Bishop’s University 2016

Team Members: Kelsy Boucher, Terry Eyland, Morgan Gagnon, Heather McKeen-Edwards
Supporters: Kris Knorr, Rafaella Shammas


Student retention has been an ongoing concern for universities across the country. Several solutions have been proposed to combat attrition, including ensuring students experience a successful transition into university, positive connections with the university community, and mentorship. Academic advising is a proven program that increases chances for student success. However, holistic approaches to support student success have been difficult for universities to implement because of the challenges institutions face coordinating, often very different departments and services, into a cohesive network of support. 

Bishop’s University is in the process of designing a holistic approach to not only address issues of retention but to help students reach their best capacities as learners and leaders. Currently, students enrolled in academic programs within the Division of Arts and Science do not have a dedicated Academic Advisor. Departmental Chairs are responsible for administrative duties as well as the necessary academic counseling for the students in their respective programs. However, advising is an integral component of retention and student success and, therefore, requires a substantial amount of time and resources. The current system provides some academic advising but is failing to provide a holistic approach to student learning — a model of learning that builds networks of support around each student to help them reach their own best capacities. 

Student-Led Initiative 

The idea of this project blossomed during a retreat organized and facilitated by our university’s Teaching and Learning Center titled “Partners in Student Success” during the summer of 2015. Since then, the VPAA and HPAM have been consulting with university faculty and staff while creating the training manual and guidelines for the future Academic Mentors. The Academic Peer-Mentorship program is a student-led initiative, driven by the office of the VP Academic in the Student’s Representative Council (SRC), with the support of the Teaching and Learning Centre (TLC), Office of the Dean of Student Affairs, and office of the VP Academic.
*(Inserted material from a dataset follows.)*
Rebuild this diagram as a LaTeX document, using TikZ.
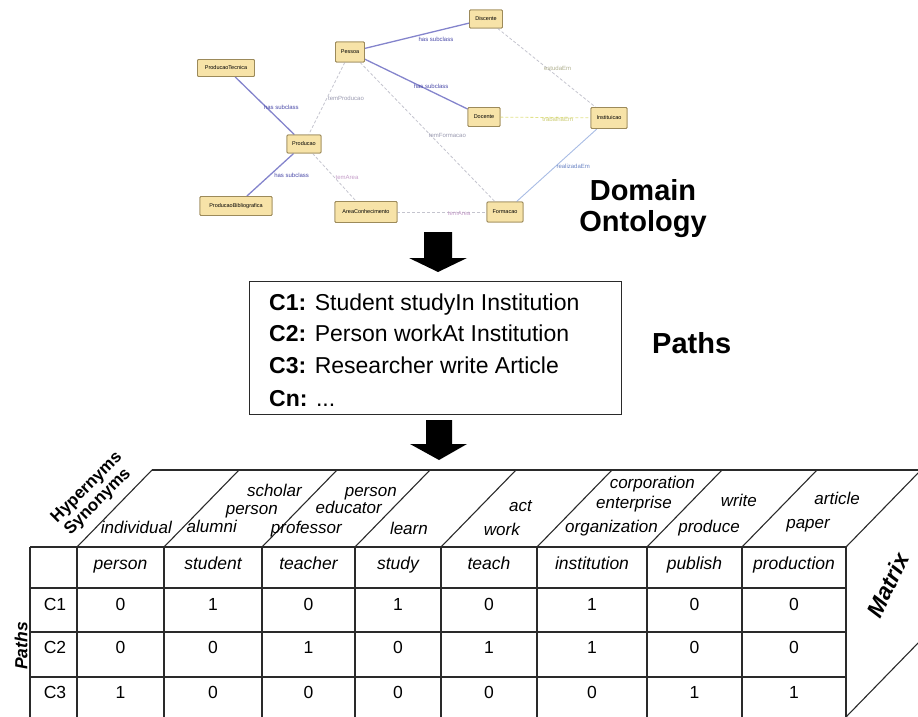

We began working on an initial plan in the Fall 2015 with a goal of launching the program in Fall 2016. 

Goals & Outcomes 

The initial goal of this program is to offer academic advising to students in the form of peer-mentoring. In Fall 2016, the Academic Peer-Mentoring Program will hire students as peer-mentors for each division and school at Bishop’s. The peer-mentors will hold weekly office hours and be available for student consultations. Consultations would involve providing guidance for academic program requirements, university regulations, appeal processes and etc. Additionally, peer mentors will also be well versed in the student services offered by the university and relevant extracurricular opportunities – creating a holistic service that eliminates boundaries between university silos. This initiative has the potential to have a lasting and positive impact on the Bishop’s community. We hope that its implementation would not only support the responsibilities and work load of our Departmental Chairs, but that it would also have a positive impact on student retention – particularly in regards to academics and student service knowledge dissemination. The Peer-Mentorship program will serve as the initial step towards advocating for and creating an Advising and Retention office. Furthermore, we hope to adopt a holistic approach that ensures students’ receive the necessary academic support, but that they also have access to an all-encompassing service that meets their many other needs as students. 

‘Students as Partners in Learning and Teaching’ theme 

This project has been student-led: The SRC Vice-President Academic Affairs [VPAA] and the Head-Peer Academic Mentor [HPAM] have taken the lead, but have consulted and collaborated with campus partners across the institution, including deans, faculty, departmental chairs, and non-academic sectors such as the office of student affairs, residence life services, etc. The Change Institute is an excellent opportunity for students and faculty involved and committed to the project to continue these conversations and develop the project in more depth, informed by research and expertise of the teaching and learning community. Furthermore, the process of workshopping our program at the institute will provide an excellent opportunity to establish best practices for future collaborations extending well beyond this Mentorship program. 


We plan to send the SRC VPAA and the HPAM. These delegates are both students elected and hired by the University’s Students’ Representative Council. Moreover, Dr. Heather McKeen-Edwards has been a strong voice and resource since the program’s inception – she also provides an immense amount of expertise as she is currently the Departmental Chair for Politics and International and a member of the Teaching and Learning Center (TLC). The final member will also be a member of the TLC.